The concern that I personally have as it pertains to the financial piece of this whole experiment is that a lot of our fans seem to think that future funding at this currently-high level is inevitable. It is not, IMO. While UNC is a very well-resourced public university with a good donor base and sizable endowments (both the university and the athletics department), it is not a place that has people who are willing to spend limitless amounts of money to prop up the football program like you see at places like LSU, Texas Tech, Alabama, Ole Miss, etc., etc., etc. What I mean by that is that those types of places (i.e., every school in the SEC) would gladly spend their last dollar to try to win a football game, and their donors fully support that mindset. UNC doesn't have those people. LSU, for example, has people who would rather their on-campus libraries quite literally crumble in place as long as they
can spend $30 million to install nap pods in the football team's locker room. The vast majority of UNC people with money and influence would turn Kenan Stadium into a chemistry lab before letting that happen.
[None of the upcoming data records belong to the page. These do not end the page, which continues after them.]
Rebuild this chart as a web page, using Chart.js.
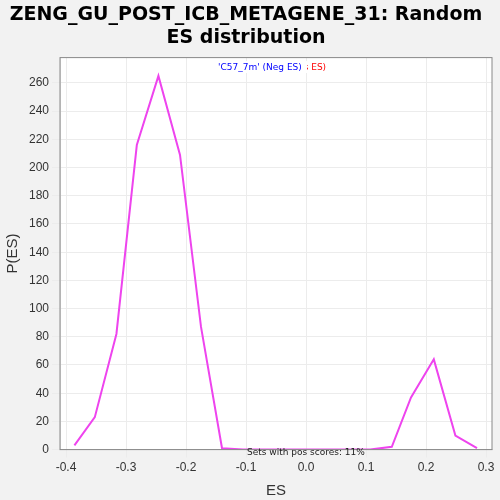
<!DOCTYPE html>
<html><head><script src="https://cdn.jsdelivr.net/npm/chart.js@4"></script>
<style>body{margin:0;background:#f2f2f2}#w{width:500px;height:500px}</style></head>
<body><div id="w"><canvas id="c"></canvas></div>
<script>
const esValues=[-0.386,-0.352,-0.316,-0.282,-0.246,-0.210,-0.175,-0.140,-0.105,-0.069,-0.034,0.001,0.037,0.072,0.107,0.143,0.175,0.213,0.249,0.285];
const density=[3,23,82,216,265,209,87,1,0,0,0,0,0,0,0,2,37,64,10,1];
const xTicks=[-0.4,-0.3,-0.2,-0.1,0,0.1,0.2,0.3];
const yTicks=[0,20,40,60,80,100,120,140,160,180,200,220,240,260];
const title=["ZENG_GU_POST_ICB_METAGENE_31: Random","ES distribution"];
const plotBg={id:'bg',beforeDraw(c){const a=c.chartArea,x=c.ctx;x.save();x.fillStyle='#fff';x.fillRect(a.left,a.top,a.width,a.height);x.restore();},
afterDraw(c){const a=c.chartArea,x=c.ctx;x.save();x.strokeStyle='#888';x.strokeRect(a.left,a.top,a.width,a.height);
x.font='9px DejaVu Sans';x.textAlign='left';x.fillStyle='red';x.fillText("'C57_7m' (Pos ES)",245,70);x.fillStyle='#fff';x.fillRect(240,61,67,12);
x.fillStyle='blue';x.fillText("'C57_7m' (Neg ES)",218,70);x.fillStyle='#222';x.fillText('Sets with pos scores: 11%',247,455);x.restore();}};
new Chart(document.getElementById('c'),{type:'line',data:{datasets:[{data:esValues.map((v,i)=>({x:v,y:density[i]})),borderColor:'#ee44ee',borderWidth:2,pointRadius:0,tension:0}]},
options:{responsive:true,maintainAspectRatio:false,animation:false,layout:{padding:{right:8,bottom:0}},
plugins:{legend:{display:false},title:{display:true,text:title,font:{family:'DejaVu Sans',size:19,weight:'bold'},color:'#000',padding:{top:4,bottom:8}}},
scales:{x:{type:'linear',min:-0.41,max:0.31,afterBuildTicks(s){s.ticks=xTicks.map(v=>({value:v}));},ticks:{callback:v=>v.toFixed(1),font:{size:12},color:'#333'},grid:{color:'#ececec',borderDash:[3,3]},title:{display:true,text:'ES',font:{size:15},color:'#333',padding:{top:4,bottom:0}}},
y:{min:0,max:278,afterBuildTicks(s){s.ticks=yTicks.map(v=>({value:v}));},ticks:{font:{size:12},color:'#333'},grid:{color:'#ececec'},title:{display:true,text:'P(ES)',font:{size:15},color:'#333'}}}},
plugins:[plotBg]});
</script></body></html>
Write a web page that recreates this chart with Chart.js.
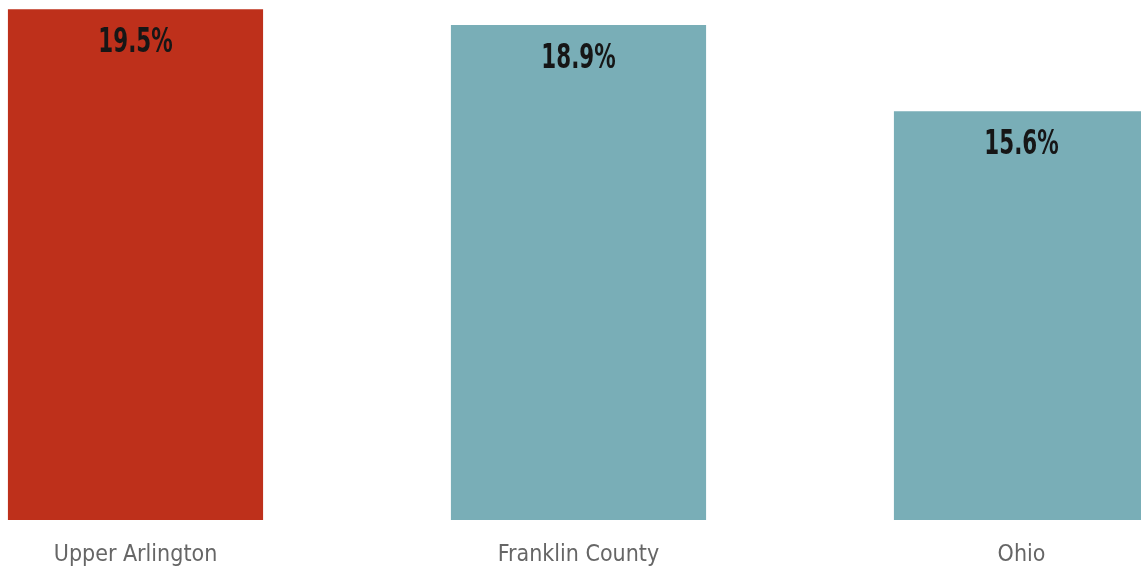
<!DOCTYPE html>
<html>
<head>
<meta charset="utf-8">
<script src="https://cdn.jsdelivr.net/npm/chart.js@4/dist/chart.umd.min.js"></script>
<style>
  html, body { margin: 0; padding: 0; background: #fff; overflow: hidden; width: 1141px; height: 567px; }
  #wrap { position: absolute; left: -86px; top: 0; width: 1329px; height: 591px; }
</style>
</head>
<body>
<div id="wrap"><canvas id="c"></canvas></div>
<script>
const categories = ["Upper Arlington", "Franklin County", "Ohio"];
const values = [19.5, 18.9, 15.6];
const barColors = ["#BE301B", "#79AEB7", "#79AEB7"];
const valueLabels = ["19.5%", "18.9%", "15.6%"];

const FONT = "'DejaVu Sans Condensed', 'Liberation Sans Narrow', sans-serif";

const valueLabelPlugin = {
  id: "valueLabels",
  afterDatasetsDraw(chart) {
    const ctx = chart.ctx;
    const meta = chart.getDatasetMeta(0);
    meta.data.forEach((bar, i) => {
      ctx.save();
      ctx.translate(bar.x, bar.y + 34);
      ctx.scale(0.7, 1);
      ctx.font = "bold 34px " + FONT;
      ctx.fillStyle = "#161616";
      ctx.textAlign = "center";
      ctx.textBaseline = "middle";
      ctx.fillText(valueLabels[i], 0, 0);
      ctx.restore();
    });
  }
};

new Chart(document.getElementById("c"), {
  type: "bar",
  data: {
    labels: categories,
    datasets: [{
      data: values,
      backgroundColor: barColors,
      borderWidth: 0,
      barPercentage: 0.576,
      categoryPercentage: 1.0
    }]
  },
  options: {
    responsive: true,
    maintainAspectRatio: false,
    animation: false,
    layout: { padding: 0 },
    plugins: { legend: { display: false }, tooltip: { enabled: false } },
    scales: {
      x: {
        grid: { display: false, drawTicks: false },
        border: { display: false },
        ticks: {
          color: "#666666",
          padding: 24,
          font: { family: FONT, size: 23, lineHeight: 1 }
        }
      },
      y: {
        display: false,
        min: 0,
        max: 19.85
      }
    }
  },
  plugins: [valueLabelPlugin]
});
</script>
</body>
</html>
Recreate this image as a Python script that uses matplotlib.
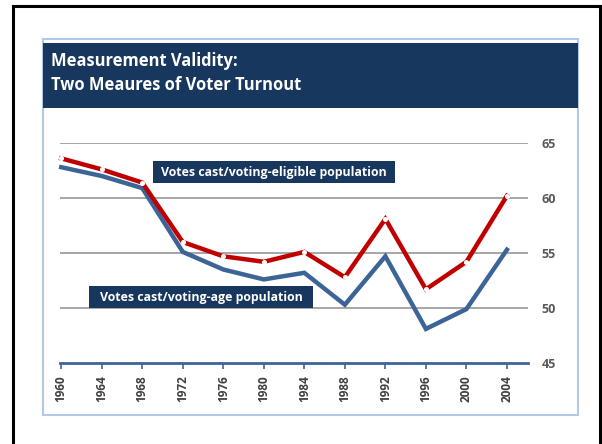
import matplotlib.pyplot as plt
from matplotlib.patches import Rectangle
from matplotlib.lines import Line2D

# Data
years = ['1960', '1964', '1968', '1972', '1976', '1980', '1984', '1988',
         '1992', '1996', '2000', '2004']
vep_turnout = [63.6, 62.6, 61.4, 56.0, 54.7, 54.2, 55.1, 52.8, 58.1, 51.7, 54.2, 60.2]
vap_turnout = [62.8, 62.0, 60.9, 55.1, 53.5, 52.6, 53.2, 50.3, 54.7, 48.1, 49.9, 55.3]
yticks = [45, 50, 55, 60, 65]

title_lines = ['Measurement Validity:', 'Two Meaures of Voter Turnout']
label_vep = 'Votes cast/voting-eligible population'
label_vap = 'Votes cast/voting-age population'

navy = '#17375E'
red = '#C00000'
blue = '#3C6497'
grey_txt = '#595959'

W, H = 602, 444
plt.rcParams['font.family'] = ['Open Sans', 'DejaVu Sans']
fig = plt.figure(figsize=(W / 100, H / 100), dpi=100)


def fx(px):
    return px / W


def fy(py):
    return 1 - py / H


def px_rect(x0, y0, x1, y1, **kw):
    return Rectangle((fx(x0), fy(y1)), fx(x1) - fx(x0), fy(y0) - fy(y1),
                     transform=fig.transFigure, **kw)


# outer black frame (open at the bottom)
for xs, ys in [([13, 13], [6, 444]), ([13, 600], [6, 6]), ([600, 600], [6, 444])]:
    fig.add_artist(Line2D([fx(x) for x in xs], [fy(y) for y in ys],
                          color='black', lw=2.2, transform=fig.transFigure, zorder=0))

# light blue panel and title banner
fig.add_artist(px_rect(43, 39, 578, 415, facecolor='white', edgecolor='#B4C7E7',
                       lw=1.5, zorder=0))
fig.add_artist(px_rect(43, 43, 578, 108, facecolor=navy, edgecolor='none', zorder=0))
fig.text(fx(51), fy(61), title_lines[0], color='white', fontsize=11.9,
         fontweight='bold', va='center', ha='left')
fig.text(fx(51), fy(85), title_lines[1], color='white', fontsize=11.9,
         fontweight='bold', va='center', ha='left')

# plotting area
ax = fig.add_axes([fx(60), fy(363), fx(528) - fx(60), fy(143) - fy(363)])
ax.set_zorder(2)
ax.set_facecolor('none')
x = list(range(len(years)))

for v in yticks[1:]:
    ax.axhline(v, color='#A6A6A6', lw=1.4, zorder=1)

ax.plot(x, vap_turnout, color=blue, lw=3.2, solid_joinstyle='miter', zorder=3, clip_on=False)
ax.plot(x, vep_turnout, color=red, lw=3.2, solid_joinstyle='miter', zorder=4, clip_on=False,
        marker='o', markersize=2.6, markerfacecolor='white', markeredgecolor='white')

ax.set_xlim(-0.03, 11.52)
ax.set_ylim(45, 65)

for s in ['top', 'left', 'right']:
    ax.spines[s].set_visible(False)
ax.spines['bottom'].set_color(blue)
ax.spines['bottom'].set_linewidth(2)

ax.set_xticks(x)
ax.set_xticklabels(years, rotation=90, fontsize=8.5, fontweight='bold', color='#404040')
ax.tick_params(axis='x', direction='out', length=4, width=1.2, color=blue, pad=5)

ax.yaxis.tick_right()
ax.set_yticks(yticks)
ax.set_yticklabels([str(v) for v in yticks], fontsize=9, fontweight='bold', color=grey_txt)
ax.tick_params(axis='y', length=0, pad=10)

# series labels in navy boxes
fig.add_artist(px_rect(153, 161, 395, 183, facecolor=navy, edgecolor='none', zorder=5))
fig.text(fx(274), fy(172), label_vep, color='white', fontsize=8.9, fontweight='bold',
         ha='center', va='center', zorder=6)
fig.add_artist(px_rect(89, 286, 313, 308, facecolor=navy, edgecolor='none', zorder=5))
fig.text(fx(201), fy(297), label_vap, color='white', fontsize=8.9, fontweight='bold',
         ha='center', va='center', zorder=6)

fig.savefig('out.png', dpi=100)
To put this into perspective, UNC recently concluded a $5 billion university-wide fundraising campaign, of which $600 million (12% of the overall campaign) was earmarked specifically for Athletics. By contrast, the University of Alabama recently concluded a $1 billion university-wide fundraising campaign, of which $600 million (60%) was specifically earmarked for Athletics. The fact that a purported R1 research university would have a comprehensive campaign where 60% of the goal was specific to Athletics is staggering and extremely revealing as to both institutional and donor priorities.
My thesis is that even though schools like Texas Tech, Texas A&M, LSU, Auburn, etc. will happily continue lighting donor money on fire to cycle through coaches every 2-3 years- and their donors will happily let them do so- those are a very, very stark contrast to the donor culture at UNC. UNC desperately needs for *THIS* very specific $100 million experiment to work out, and work out very quickly, or there is going to be a lot of people who withdraw their financial support of the football program. As it stands, we had to drag several prominent donor families kicking and screaming to the table to secure the resources necessary to hire this staff and provide the current infrastructure. Many of those people are already extremely turned off by how poorly this whole thing is going and how they've been treated. I would not want to be the UNC Development personnel having to go salve those relationships anytime soon.
The other enormously complicating factor financially for UNC is that we are apparently about to go full steam ahead with building a brand new basketball arena. UNC is going to need each and every single donor family with any capacity and any remote affinity for Carolina Athletics to support that project. Guess which one, if forced to choose between a new Carolina Basketball arena or propping up a failing football coaching staff, most of them are going to choose?